A block of data
______________________________
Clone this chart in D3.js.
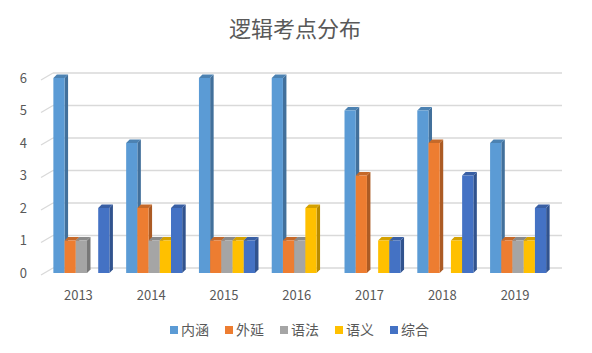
<!DOCTYPE html>
<html>
<head>
<meta charset="utf-8">
<script src="https://cdn.jsdelivr.net/npm/d3@7"></script>
<style>
  body { margin: 0; background: #fff; }
  svg { font-family: "Microsoft YaHei", "Noto Sans CJK SC", sans-serif; }
</style>
</head>
<body>
<svg width="592" height="353"></svg>
<script>
const years = ['2013', '2014', '2015', '2016', '2017', '2018', '2019'];
const seriesNames = ['内涵', '外延', '语法', '语义', '综合'];
const neihan = [6, 4, 6, 6, 5, 5, 4];
const waiyan = [1, 2, 1, 1, 3, 4, 1];
const yufa = [1, 1, 1, 1, 0, 0, 1];
const yuyi = [0, 1, 1, 2, 1, 1, 1];
const zonghe = [2, 2, 1, 0, 1, 3, 2];
const yTicks = [0, 1, 2, 3, 4, 5, 6];

const seriesValues = [neihan, waiyan, yufa, yuyi, zonghe];
const colors = ['#5B9BD5', '#ED7D31', '#A5A5A5', '#FFC000', '#4472C4'];

const svg = d3.select('svg');
const textColor = '#595959';
const depthX = 3.5, depthY = -3.5;
const wallX = 8, wallY = -5;

const x0 = d3.scaleBand()
    .domain(years)
    .range([45, 554.5])
    .paddingInner(0.23)
    .paddingOuter(0.115);

const x1 = d3.scaleBand()
    .domain(seriesNames)
    .range([0, x0.bandwidth()]);

const y = d3.scaleLinear()
    .domain([0, 6])
    .range([273, 78]);

// title
svg.append('text')
    .attr('x', 295)
    .attr('y', 37)
    .attr('text-anchor', 'middle')
    .style('font-size', '22px')
    .style('fill', textColor)
    .text('逻辑考点分布');

// gridlines on back wall + left wall edges
const grid = svg.append('g');
yTicks.forEach(t => {
    const yy = y(t);
    grid.append('line')
        .attr('x1', 41).attr('y1', yy + 2)
        .attr('x2', 41 + wallX + 4).attr('y2', yy + wallY)
        .attr('stroke', '#d9d9d9').attr('stroke-width', 1.3);
    grid.append('line')
        .attr('x1', 41 + wallX + 4).attr('y1', yy + wallY)
        .attr('x2', 562).attr('y2', yy + wallY)
        .attr('stroke', '#d9d9d9').attr('stroke-width', 1.3);
});

// y labels
svg.append('g').selectAll('text')
    .data(yTicks)
    .enter().append('text')
    .attr('x', 27)
    .attr('y', d => y(d))
    .attr('dy', '0.35em')
    .attr('text-anchor', 'end')
    .style('font-size', '13px')
    .style('fill', textColor)
    .text(d => d);

// x labels
svg.append('g').selectAll('text')
    .data(years)
    .enter().append('text')
    .attr('x', d => x0(d) + x0.bandwidth() / 2 - 3)
    .attr('y', 300)
    .attr('text-anchor', 'middle')
    .style('font-size', '13px')
    .style('fill', textColor)
    .text(d => d);

// bars, drawn left to right so 3D faces overlap correctly
const bars = [];
years.forEach((yr, i) => {
    seriesNames.forEach((s, j) => {
        const v = seriesValues[j][i];
        if (v > 0) bars.push({ year: yr, series: s, value: v, color: colors[j] });
    });
});

const barG = svg.append('g');
bars.forEach(d => {
    const bx = x0(d.year) + x1(d.series);
    const bw = x1.bandwidth();
    const top = y(d.value);
    const bottom = y(0);
    const c = d3.color(d.color);
    const g = barG.append('g');
    // side face
    g.append('path')
        .attr('d', `M${bx + bw},${top} L${bx + bw + depthX},${top + depthY} L${bx + bw + depthX},${bottom + depthY} L${bx + bw},${bottom} Z`)
        .attr('fill', c.darker(0.9));
    // top face
    g.append('path')
        .attr('d', `M${bx},${top} L${bx + depthX},${top + depthY} L${bx + bw + depthX},${top + depthY} L${bx + bw},${top} Z`)
        .attr('fill', c.darker(0.5));
    // front face
    g.append('rect')
        .attr('x', bx)
        .attr('y', top)
        .attr('width', bw)
        .attr('height', bottom - top)
        .attr('fill', d.color);
});

// legend
const legend = svg.append('g');
seriesNames.forEach((s, i) => {
    const lx = 170 + i * 55;
    legend.append('rect')
        .attr('x', lx).attr('y', 326)
        .attr('width', 8).attr('height', 8)
        .attr('fill', colors[i]);
    legend.append('text')
        .attr('x', lx + 11).attr('y', 330)
        .attr('dy', '0.36em')
        .style('font-size', '14px')
        .style('fill', textColor)
        .text(s);
});
</script>
</body>
</html>
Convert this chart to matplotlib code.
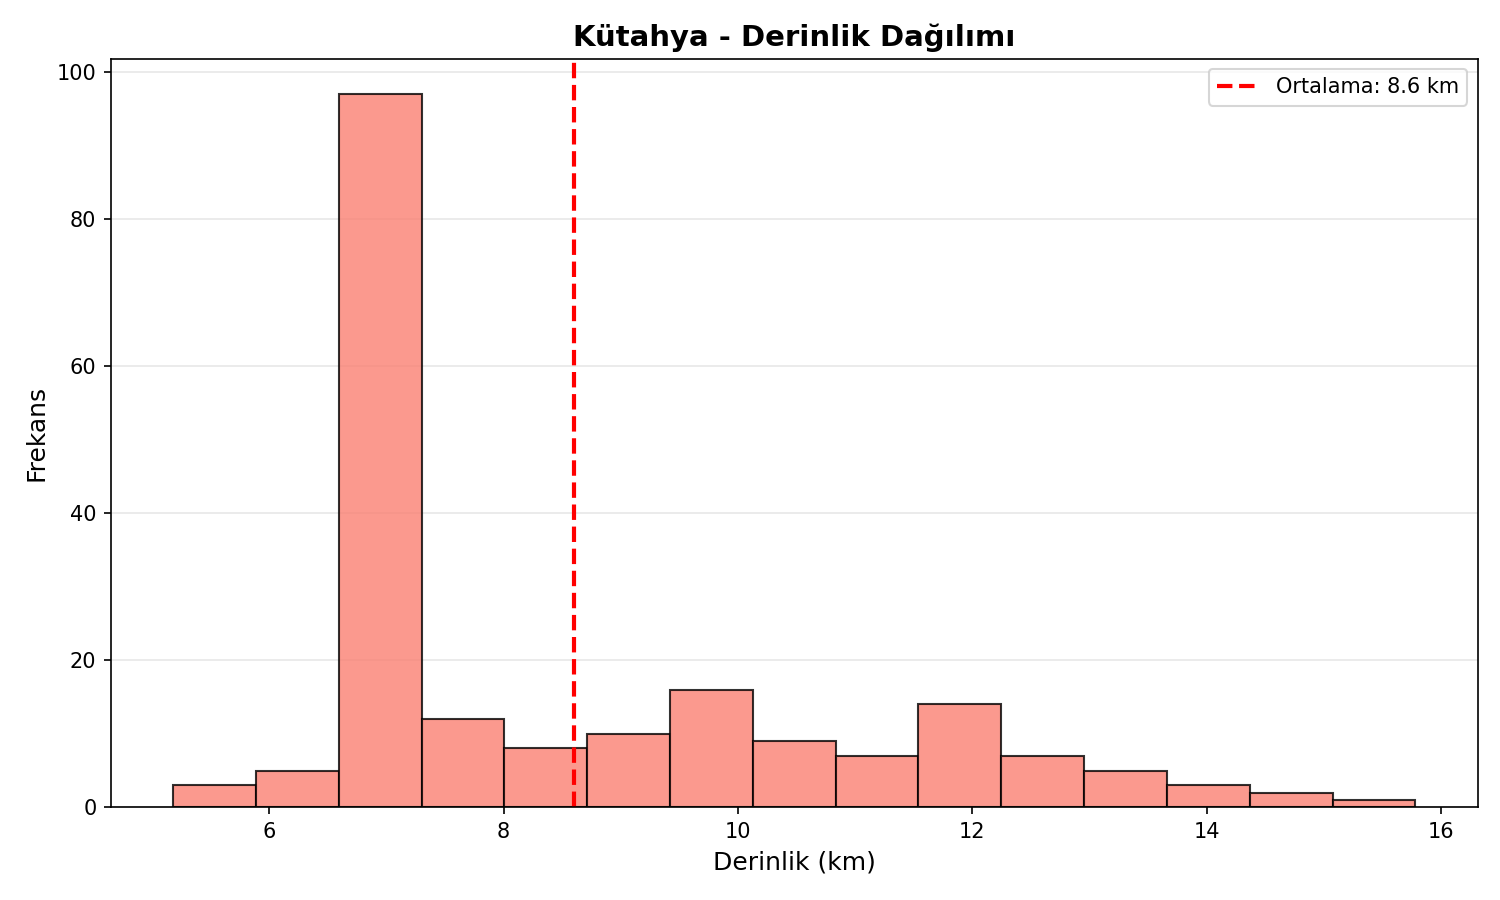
import matplotlib
matplotlib.use("Agg")
import matplotlib.pyplot as plt
import numpy as np

depth_min = 5.18
depth_max = 15.78
counts = [3, 5, 97, 12, 8, 10, 16, 9, 7, 14, 7, 5, 3, 2, 1]
mean_depth = 8.6

edges = np.linspace(depth_min, depth_max, len(counts) + 1)
widths = np.diff(edges)

fig, ax = plt.subplots(figsize=(10, 6), dpi=150)
ax.bar(edges[:-1], counts, width=widths, align='edge', color='salmon',
       alpha=0.8, edgecolor='black', linewidth=1.0)
ax.axvline(mean_depth, color='red', linestyle='--', linewidth=2,
           label=f'Ortalama: {mean_depth:.1f} km')
ax.set_title('Kütahya - Derinlik Dağılımı', fontsize=14, fontweight='bold')
ax.set_xlabel('Derinlik (km)', fontsize=12)
ax.set_ylabel('Frekans', fontsize=12)
ax.grid(axis='y', alpha=0.3)
ax.set_axisbelow(True)
ax.legend(loc='upper right')
fig.subplots_adjust(left=0.074, right=0.985, top=0.935, bottom=0.103)
fig.savefig('out.png', dpi=150)
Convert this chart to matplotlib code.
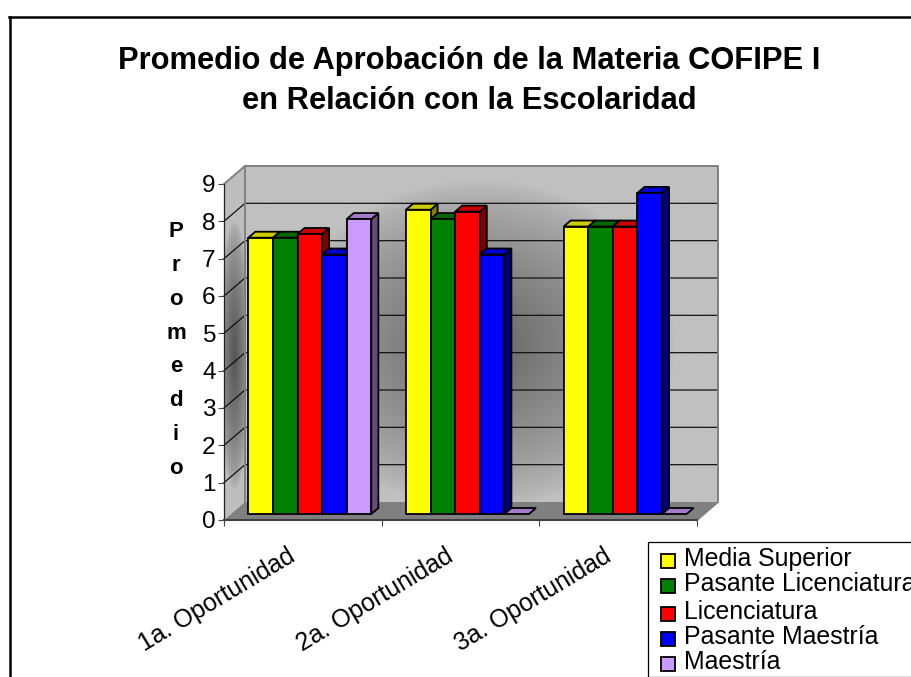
______________________________
- _EXERCISE INSTRUCTIONS_:
Set down the material above as is, without any pictures.

- _SOLUTION TO THIS PROBLEM_:
Clone this chart in D3.js.
<!DOCTYPE html>
<html>
<head>
<meta charset="utf-8">
<script src="https://cdn.jsdelivr.net/npm/d3@7"></script>
<style>
  body { margin: 0; background: #fff; }
  svg { font-family: "Microsoft YaHei", "Noto Sans CJK SC", sans-serif; }
</style>
</head>
<body>
<svg width="592" height="353"></svg>
<script>
const years = ['2013', '2014', '2015', '2016', '2017', '2018', '2019'];
const seriesNames = ['内涵', '外延', '语法', '语义', '综合'];
const neihan = [6, 4, 6, 6, 5, 5, 4];
const waiyan = [1, 2, 1, 1, 3, 4, 1];
const yufa = [1, 1, 1, 1, 0, 0, 1];
const yuyi = [0, 1, 1, 2, 1, 1, 1];
const zonghe = [2, 2, 1, 0, 1, 3, 2];
const yTicks = [0, 1, 2, 3, 4, 5, 6];

const seriesValues = [neihan, waiyan, yufa, yuyi, zonghe];
const colors = ['#5B9BD5', '#ED7D31', '#A5A5A5', '#FFC000', '#4472C4'];

const svg = d3.select('svg');
const textColor = '#595959';
const depthX = 3.5, depthY = -3.5;
const wallX = 8, wallY = -5;

const x0 = d3.scaleBand()
    .domain(years)
    .range([45, 554.5])
    .paddingInner(0.23)
    .paddingOuter(0.115);

const x1 = d3.scaleBand()
    .domain(seriesNames)
    .range([0, x0.bandwidth()]);

const y = d3.scaleLinear()
    .domain([0, 6])
    .range([273, 78]);

// title
svg.append('text')
    .attr('x', 295)
    .attr('y', 37)
    .attr('text-anchor', 'middle')
    .style('font-size', '22px')
    .style('fill', textColor)
    .text('逻辑考点分布');

// gridlines on back wall + left wall edges
const grid = svg.append('g');
yTicks.forEach(t => {
    const yy = y(t);
    grid.append('line')
        .attr('x1', 41).attr('y1', yy + 2)
        .attr('x2', 41 + wallX + 4).attr('y2', yy + wallY)
        .attr('stroke', '#d9d9d9').attr('stroke-width', 1.3);
    grid.append('line')
        .attr('x1', 41 + wallX + 4).attr('y1', yy + wallY)
        .attr('x2', 562).attr('y2', yy + wallY)
        .attr('stroke', '#d9d9d9').attr('stroke-width', 1.3);
});

// y labels
svg.append('g').selectAll('text')
    .data(yTicks)
    .enter().append('text')
    .attr('x', 27)
    .attr('y', d => y(d))
    .attr('dy', '0.35em')
    .attr('text-anchor', 'end')
    .style('font-size', '13px')
    .style('fill', textColor)
    .text(d => d);

// x labels
svg.append('g').selectAll('text')
    .data(years)
    .enter().append('text')
    .attr('x', d => x0(d) + x0.bandwidth() / 2 - 3)
    .attr('y', 300)
    .attr('text-anchor', 'middle')
    .style('font-size', '13px')
    .style('fill', textColor)
    .text(d => d);

// bars, drawn left to right so 3D faces overlap correctly
const bars = [];
years.forEach((yr, i) => {
    seriesNames.forEach((s, j) => {
        const v = seriesValues[j][i];
        if (v > 0) bars.push({ year: yr, series: s, value: v, color: colors[j] });
    });
});

const barG = svg.append('g');
bars.forEach(d => {
    const bx = x0(d.year) + x1(d.series);
    const bw = x1.bandwidth();
    const top = y(d.value);
    const bottom = y(0);
    const c = d3.color(d.color);
    const g = barG.append('g');
    // side face
    g.append('path')
        .attr('d', `M${bx + bw},${top} L${bx + bw + depthX},${top + depthY} L${bx + bw + depthX},${bottom + depthY} L${bx + bw},${bottom} Z`)
        .attr('fill', c.darker(0.9));
    // top face
    g.append('path')
        .attr('d', `M${bx},${top} L${bx + depthX},${top + depthY} L${bx + bw + depthX},${top + depthY} L${bx + bw},${top} Z`)
        .attr('fill', c.darker(0.5));
    // front face
    g.append('rect')
        .attr('x', bx)
        .attr('y', top)
        .attr('width', bw)
        .attr('height', bottom - top)
        .attr('fill', d.color);
});

// legend
const legend = svg.append('g');
seriesNames.forEach((s, i) => {
    const lx = 170 + i * 55;
    legend.append('rect')
        .attr('x', lx).attr('y', 326)
        .attr('width', 8).attr('height', 8)
        .attr('fill', colors[i]);
    legend.append('text')
        .attr('x', lx + 11).attr('y', 330)
        .attr('dy', '0.36em')
        .style('font-size', '14px')
        .style('fill', textColor)
        .text(s);
});
</script>
</body>
</html>
Convert this chart to matplotlib code.
import matplotlib
matplotlib.use("Agg")
import matplotlib.pyplot as plt
import numpy as np

depth_min = 5.18
depth_max = 15.78
counts = [3, 5, 97, 12, 8, 10, 16, 9, 7, 14, 7, 5, 3, 2, 1]
mean_depth = 8.6

edges = np.linspace(depth_min, depth_max, len(counts) + 1)
widths = np.diff(edges)

fig, ax = plt.subplots(figsize=(10, 6), dpi=150)
ax.bar(edges[:-1], counts, width=widths, align='edge', color='salmon',
       alpha=0.8, edgecolor='black', linewidth=1.0)
ax.axvline(mean_depth, color='red', linestyle='--', linewidth=2,
           label=f'Ortalama: {mean_depth:.1f} km')
ax.set_title('Kütahya - Derinlik Dağılımı', fontsize=14, fontweight='bold')
ax.set_xlabel('Derinlik (km)', fontsize=12)
ax.set_ylabel('Frekans', fontsize=12)
ax.grid(axis='y', alpha=0.3)
ax.set_axisbelow(True)
ax.legend(loc='upper right')
fig.subplots_adjust(left=0.074, right=0.985, top=0.935, bottom=0.103)
fig.savefig('out.png', dpi=150)
Convert this chart to matplotlib code.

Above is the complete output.